I love that you and Blaine started with street food, then Alley food, and finally to fine dining! It’s a natural trajectory!
Yes! I mean, there is street food and then there is alley food! I wasn’t sure about the alley food! Really!
We went to another restaurant in Chiang Mai that was really authentic as well. A local told us about it, and we ate things we’ve never heard of before! We actually ran into someone that we knew there, and we ended up all drinking Mekong Whiskey with Fanta, and beer, and eating all these crazy dishes like fermented noodles and sour pork. It was all so good! We really challenged ourselves to try things that we’ve never tasted before and we were wowed!
In what ways did the trip inspire you food-wise?
I told our Executive Chef, Mathew, that we’re going to do a whole Thai grazing bar! Could be simple Thai Green Curry and Jasmine rice, and really authentic curry pastes. Also, desserts like Mango Sticky Rice, which is easy to make and delicious and deep fried bananas! Of course, satays are fabulous and I’d love to little mango juice shots.
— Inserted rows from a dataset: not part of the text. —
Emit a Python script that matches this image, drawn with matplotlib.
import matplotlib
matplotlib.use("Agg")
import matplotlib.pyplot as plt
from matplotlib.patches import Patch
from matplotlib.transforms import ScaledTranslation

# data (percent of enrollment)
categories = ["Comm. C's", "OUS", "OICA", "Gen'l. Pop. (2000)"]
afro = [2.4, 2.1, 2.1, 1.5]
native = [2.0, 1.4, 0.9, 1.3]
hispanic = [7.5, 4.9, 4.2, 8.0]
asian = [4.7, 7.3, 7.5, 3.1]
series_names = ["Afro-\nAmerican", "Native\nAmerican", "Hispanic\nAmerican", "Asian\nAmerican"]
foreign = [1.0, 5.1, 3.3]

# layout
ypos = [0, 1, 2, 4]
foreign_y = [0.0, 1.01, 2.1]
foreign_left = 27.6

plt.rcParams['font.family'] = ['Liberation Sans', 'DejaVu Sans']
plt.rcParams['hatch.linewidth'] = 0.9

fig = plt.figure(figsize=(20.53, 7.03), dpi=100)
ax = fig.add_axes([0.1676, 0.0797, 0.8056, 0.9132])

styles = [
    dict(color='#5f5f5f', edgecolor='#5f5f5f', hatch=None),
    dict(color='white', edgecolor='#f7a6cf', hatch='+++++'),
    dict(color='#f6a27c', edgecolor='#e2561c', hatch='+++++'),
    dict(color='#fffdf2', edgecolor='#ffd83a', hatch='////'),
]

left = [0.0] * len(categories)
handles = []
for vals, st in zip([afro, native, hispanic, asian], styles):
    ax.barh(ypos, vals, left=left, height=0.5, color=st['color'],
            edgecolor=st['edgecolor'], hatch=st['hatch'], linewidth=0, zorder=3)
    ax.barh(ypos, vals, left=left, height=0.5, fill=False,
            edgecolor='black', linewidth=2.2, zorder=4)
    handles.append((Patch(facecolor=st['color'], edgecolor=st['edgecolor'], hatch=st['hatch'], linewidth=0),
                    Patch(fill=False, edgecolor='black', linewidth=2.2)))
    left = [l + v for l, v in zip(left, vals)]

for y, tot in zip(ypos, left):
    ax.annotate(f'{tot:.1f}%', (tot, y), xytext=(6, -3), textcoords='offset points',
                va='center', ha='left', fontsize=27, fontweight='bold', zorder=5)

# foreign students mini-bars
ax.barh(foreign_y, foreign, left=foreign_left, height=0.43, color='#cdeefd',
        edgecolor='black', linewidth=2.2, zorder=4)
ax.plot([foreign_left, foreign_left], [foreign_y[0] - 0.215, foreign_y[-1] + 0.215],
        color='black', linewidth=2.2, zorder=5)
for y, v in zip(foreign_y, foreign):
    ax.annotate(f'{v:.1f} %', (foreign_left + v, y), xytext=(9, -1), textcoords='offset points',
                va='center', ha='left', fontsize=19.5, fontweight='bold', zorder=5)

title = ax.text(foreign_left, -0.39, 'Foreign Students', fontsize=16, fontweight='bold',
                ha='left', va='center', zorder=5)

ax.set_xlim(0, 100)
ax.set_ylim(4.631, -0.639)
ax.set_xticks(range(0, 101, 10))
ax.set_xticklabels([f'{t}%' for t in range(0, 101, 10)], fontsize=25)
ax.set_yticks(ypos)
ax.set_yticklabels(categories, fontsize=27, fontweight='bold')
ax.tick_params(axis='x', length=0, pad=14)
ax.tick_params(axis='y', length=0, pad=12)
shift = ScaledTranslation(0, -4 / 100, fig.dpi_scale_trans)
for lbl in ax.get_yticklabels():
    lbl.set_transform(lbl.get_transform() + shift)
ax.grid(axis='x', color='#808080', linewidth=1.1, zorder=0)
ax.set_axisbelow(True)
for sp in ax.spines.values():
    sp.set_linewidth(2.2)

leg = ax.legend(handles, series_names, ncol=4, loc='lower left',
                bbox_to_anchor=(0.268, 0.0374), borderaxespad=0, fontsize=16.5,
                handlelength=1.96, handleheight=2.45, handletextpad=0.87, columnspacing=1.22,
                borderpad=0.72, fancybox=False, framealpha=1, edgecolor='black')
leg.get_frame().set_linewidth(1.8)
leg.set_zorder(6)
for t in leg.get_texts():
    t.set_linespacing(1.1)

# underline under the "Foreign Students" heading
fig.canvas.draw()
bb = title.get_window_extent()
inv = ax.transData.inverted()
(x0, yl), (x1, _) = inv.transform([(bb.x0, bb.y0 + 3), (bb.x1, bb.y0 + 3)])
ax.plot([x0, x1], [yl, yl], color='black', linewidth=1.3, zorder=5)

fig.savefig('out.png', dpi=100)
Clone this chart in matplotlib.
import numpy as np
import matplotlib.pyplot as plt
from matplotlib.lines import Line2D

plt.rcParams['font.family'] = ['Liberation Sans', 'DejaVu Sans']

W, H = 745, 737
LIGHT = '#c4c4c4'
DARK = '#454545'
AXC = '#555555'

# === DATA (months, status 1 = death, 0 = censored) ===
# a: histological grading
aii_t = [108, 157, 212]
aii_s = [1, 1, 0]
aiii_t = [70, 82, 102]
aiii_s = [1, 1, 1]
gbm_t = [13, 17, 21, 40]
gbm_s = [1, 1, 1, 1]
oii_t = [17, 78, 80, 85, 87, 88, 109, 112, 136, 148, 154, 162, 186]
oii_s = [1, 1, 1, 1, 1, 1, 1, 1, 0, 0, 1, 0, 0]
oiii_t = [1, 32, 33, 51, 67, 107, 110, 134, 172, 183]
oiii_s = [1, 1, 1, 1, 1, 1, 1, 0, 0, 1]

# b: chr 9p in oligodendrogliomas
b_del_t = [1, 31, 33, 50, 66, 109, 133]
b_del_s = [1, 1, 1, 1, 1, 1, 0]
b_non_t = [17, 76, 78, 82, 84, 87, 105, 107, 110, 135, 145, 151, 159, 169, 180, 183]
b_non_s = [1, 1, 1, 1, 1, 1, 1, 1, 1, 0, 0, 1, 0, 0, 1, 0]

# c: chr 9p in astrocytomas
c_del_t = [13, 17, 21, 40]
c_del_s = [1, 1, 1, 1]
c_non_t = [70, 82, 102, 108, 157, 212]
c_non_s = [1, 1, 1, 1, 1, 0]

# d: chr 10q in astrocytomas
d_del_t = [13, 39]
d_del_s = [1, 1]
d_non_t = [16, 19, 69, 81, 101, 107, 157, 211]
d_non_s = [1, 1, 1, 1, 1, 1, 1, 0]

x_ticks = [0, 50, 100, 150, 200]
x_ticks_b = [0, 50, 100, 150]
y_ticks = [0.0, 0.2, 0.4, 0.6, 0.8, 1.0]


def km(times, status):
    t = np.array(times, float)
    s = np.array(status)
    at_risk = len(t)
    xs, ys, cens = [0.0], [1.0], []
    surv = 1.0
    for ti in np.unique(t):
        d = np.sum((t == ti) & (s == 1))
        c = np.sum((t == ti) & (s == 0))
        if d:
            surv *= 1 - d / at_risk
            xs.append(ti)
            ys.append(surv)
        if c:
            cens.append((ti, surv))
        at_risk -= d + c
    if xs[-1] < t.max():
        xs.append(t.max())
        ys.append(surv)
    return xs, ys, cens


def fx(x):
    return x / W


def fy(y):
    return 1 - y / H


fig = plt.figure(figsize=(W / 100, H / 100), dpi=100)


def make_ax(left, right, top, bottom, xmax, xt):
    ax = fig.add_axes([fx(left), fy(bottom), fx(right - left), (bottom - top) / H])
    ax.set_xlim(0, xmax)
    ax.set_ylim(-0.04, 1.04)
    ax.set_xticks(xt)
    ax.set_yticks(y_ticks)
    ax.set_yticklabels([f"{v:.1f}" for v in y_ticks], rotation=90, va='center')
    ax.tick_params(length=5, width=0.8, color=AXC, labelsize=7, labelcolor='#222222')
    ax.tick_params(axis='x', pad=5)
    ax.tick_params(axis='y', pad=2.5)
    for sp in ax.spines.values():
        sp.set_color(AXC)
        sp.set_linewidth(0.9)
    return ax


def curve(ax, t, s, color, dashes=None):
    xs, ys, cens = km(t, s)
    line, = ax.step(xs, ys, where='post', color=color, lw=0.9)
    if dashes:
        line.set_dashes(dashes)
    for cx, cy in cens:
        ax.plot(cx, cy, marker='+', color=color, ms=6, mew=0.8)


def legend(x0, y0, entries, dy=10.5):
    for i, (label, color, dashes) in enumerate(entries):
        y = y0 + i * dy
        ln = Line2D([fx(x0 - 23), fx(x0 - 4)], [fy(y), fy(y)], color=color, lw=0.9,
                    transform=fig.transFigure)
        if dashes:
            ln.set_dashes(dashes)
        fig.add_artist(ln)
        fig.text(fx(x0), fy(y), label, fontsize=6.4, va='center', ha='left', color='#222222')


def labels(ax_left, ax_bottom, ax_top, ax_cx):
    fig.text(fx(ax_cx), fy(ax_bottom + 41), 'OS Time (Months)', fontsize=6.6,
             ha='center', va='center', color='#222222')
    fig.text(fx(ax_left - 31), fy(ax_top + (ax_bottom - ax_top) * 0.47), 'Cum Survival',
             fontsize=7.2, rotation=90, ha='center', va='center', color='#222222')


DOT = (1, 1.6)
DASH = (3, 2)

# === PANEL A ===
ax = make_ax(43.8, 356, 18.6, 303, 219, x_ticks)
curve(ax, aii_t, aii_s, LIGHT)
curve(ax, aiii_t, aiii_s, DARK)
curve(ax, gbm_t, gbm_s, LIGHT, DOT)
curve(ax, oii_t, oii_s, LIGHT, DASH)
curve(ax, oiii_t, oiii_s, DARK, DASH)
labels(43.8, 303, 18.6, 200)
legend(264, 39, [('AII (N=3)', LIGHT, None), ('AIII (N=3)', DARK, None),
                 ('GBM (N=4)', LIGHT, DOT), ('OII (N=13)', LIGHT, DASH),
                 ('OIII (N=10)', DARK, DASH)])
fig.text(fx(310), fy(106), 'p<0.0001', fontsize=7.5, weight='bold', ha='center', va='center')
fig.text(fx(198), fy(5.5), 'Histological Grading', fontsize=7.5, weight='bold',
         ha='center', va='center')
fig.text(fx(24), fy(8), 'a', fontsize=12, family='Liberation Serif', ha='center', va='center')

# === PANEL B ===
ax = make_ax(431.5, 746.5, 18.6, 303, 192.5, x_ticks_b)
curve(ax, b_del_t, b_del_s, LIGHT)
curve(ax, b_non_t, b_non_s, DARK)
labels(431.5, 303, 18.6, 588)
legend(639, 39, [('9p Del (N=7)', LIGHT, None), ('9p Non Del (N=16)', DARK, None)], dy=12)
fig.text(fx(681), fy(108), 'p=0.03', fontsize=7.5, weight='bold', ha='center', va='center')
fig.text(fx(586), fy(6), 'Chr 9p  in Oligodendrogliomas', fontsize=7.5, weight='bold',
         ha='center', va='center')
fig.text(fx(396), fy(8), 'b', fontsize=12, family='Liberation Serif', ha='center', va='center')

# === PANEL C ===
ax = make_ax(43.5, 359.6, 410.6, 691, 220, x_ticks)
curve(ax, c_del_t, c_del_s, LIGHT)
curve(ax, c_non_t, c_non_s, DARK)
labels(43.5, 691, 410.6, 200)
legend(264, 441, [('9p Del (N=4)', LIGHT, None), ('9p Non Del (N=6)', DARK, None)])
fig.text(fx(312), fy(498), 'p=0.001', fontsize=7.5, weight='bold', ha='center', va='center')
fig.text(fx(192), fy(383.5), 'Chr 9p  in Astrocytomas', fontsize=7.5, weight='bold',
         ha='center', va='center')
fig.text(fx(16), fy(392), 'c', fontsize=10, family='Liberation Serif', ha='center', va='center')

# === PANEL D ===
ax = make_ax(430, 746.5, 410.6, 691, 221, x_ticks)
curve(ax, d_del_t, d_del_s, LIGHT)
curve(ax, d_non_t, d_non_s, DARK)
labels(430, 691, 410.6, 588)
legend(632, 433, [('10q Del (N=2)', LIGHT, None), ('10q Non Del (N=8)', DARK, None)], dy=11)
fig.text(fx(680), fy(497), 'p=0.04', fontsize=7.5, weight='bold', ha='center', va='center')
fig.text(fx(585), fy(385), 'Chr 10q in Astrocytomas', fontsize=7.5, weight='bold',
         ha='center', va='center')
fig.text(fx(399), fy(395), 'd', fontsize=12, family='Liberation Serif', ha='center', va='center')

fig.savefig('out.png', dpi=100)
Mathew is all over it!
We were also inspired by the spices of Thailand and we’re thinking of incorporating more of that in our hors d’oeuvres. People in this city really do love spice. It doesn’t have to be “Thai level” spice, but an amount that adds flavour and excitement!
I have to say that the Thai and Laotian people were full of grace and caring and community–things that we also cherish and strive to bring to our community here in Vancouver.